RAW DATA:
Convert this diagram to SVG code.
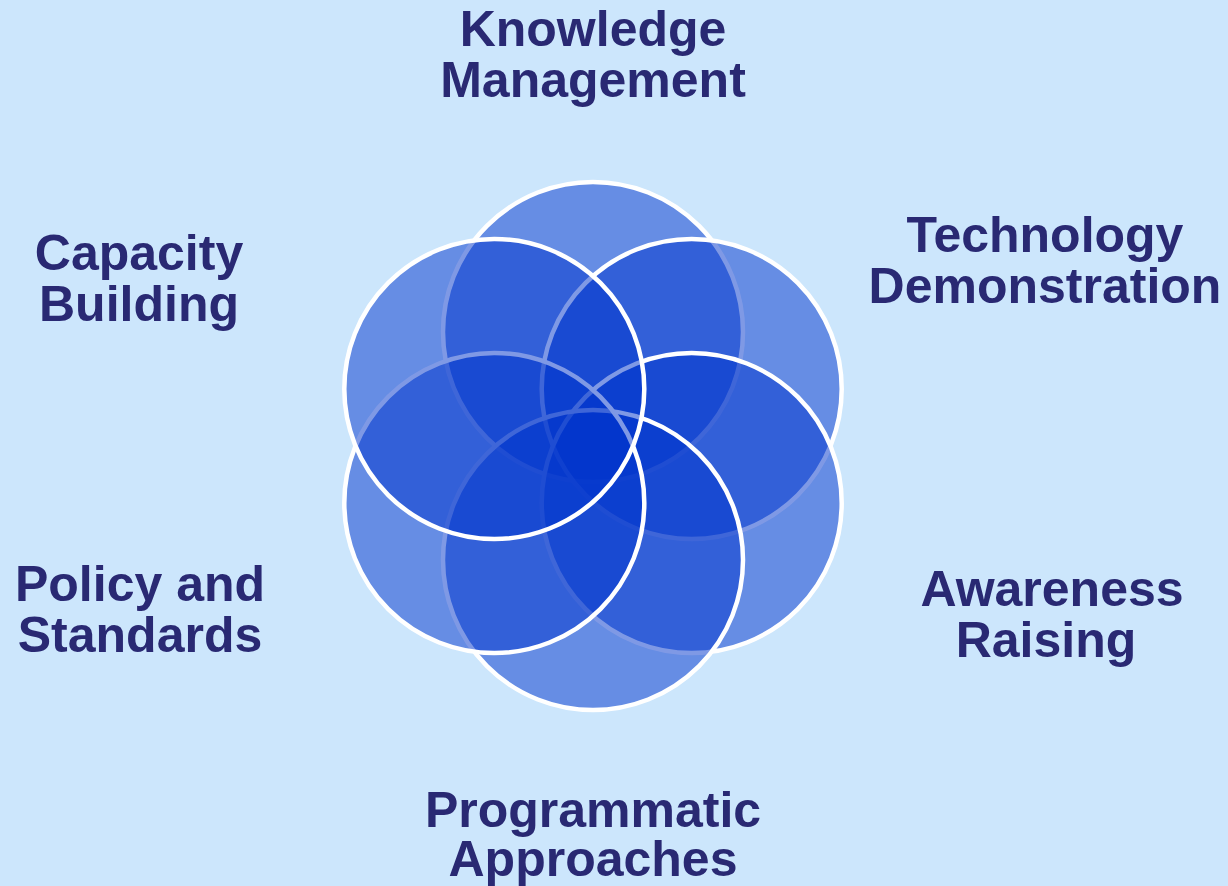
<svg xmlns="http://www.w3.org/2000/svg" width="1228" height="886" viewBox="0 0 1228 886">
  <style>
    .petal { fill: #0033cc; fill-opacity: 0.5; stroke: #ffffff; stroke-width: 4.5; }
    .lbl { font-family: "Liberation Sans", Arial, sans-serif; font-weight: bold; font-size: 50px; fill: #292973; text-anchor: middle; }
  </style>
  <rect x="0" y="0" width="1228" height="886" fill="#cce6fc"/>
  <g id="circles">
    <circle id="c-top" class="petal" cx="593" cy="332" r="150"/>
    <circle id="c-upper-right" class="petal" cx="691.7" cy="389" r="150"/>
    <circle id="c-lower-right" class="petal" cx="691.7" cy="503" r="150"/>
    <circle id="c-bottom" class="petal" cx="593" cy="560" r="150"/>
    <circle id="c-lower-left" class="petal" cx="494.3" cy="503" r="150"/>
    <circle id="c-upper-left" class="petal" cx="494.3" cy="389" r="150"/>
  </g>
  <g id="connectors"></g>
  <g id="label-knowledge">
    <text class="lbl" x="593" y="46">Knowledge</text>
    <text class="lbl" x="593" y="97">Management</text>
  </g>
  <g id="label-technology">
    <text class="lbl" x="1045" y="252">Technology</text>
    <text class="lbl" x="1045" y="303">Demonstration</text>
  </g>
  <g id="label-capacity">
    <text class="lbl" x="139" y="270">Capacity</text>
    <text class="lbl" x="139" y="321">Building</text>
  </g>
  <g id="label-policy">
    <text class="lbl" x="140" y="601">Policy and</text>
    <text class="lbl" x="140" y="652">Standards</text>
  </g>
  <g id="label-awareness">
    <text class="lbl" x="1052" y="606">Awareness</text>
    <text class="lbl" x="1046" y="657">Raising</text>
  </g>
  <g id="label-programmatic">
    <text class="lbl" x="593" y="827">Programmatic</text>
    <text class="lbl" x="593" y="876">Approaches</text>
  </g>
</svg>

---

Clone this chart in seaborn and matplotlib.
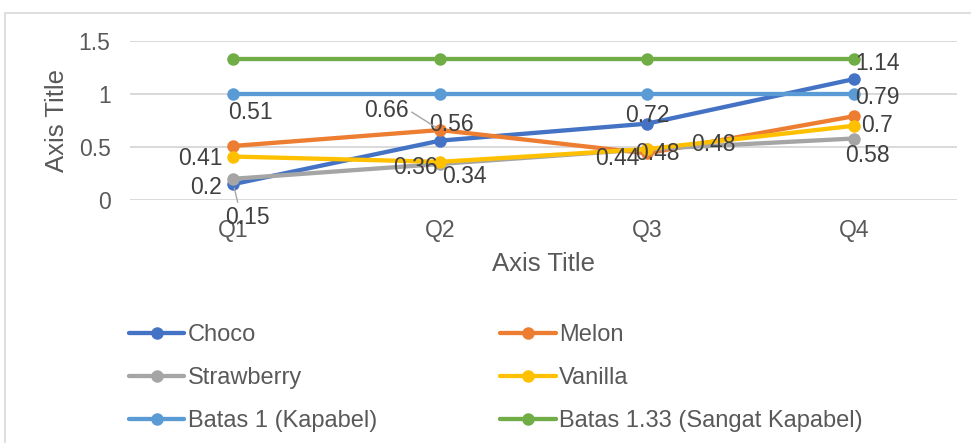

WHAT TO PRODUCE: All lines that include "this" are to be gathered and copied.

COMPLETED EXERCISE:
Convert this diagram to SVG code.
Clone this chart in seaborn and matplotlib.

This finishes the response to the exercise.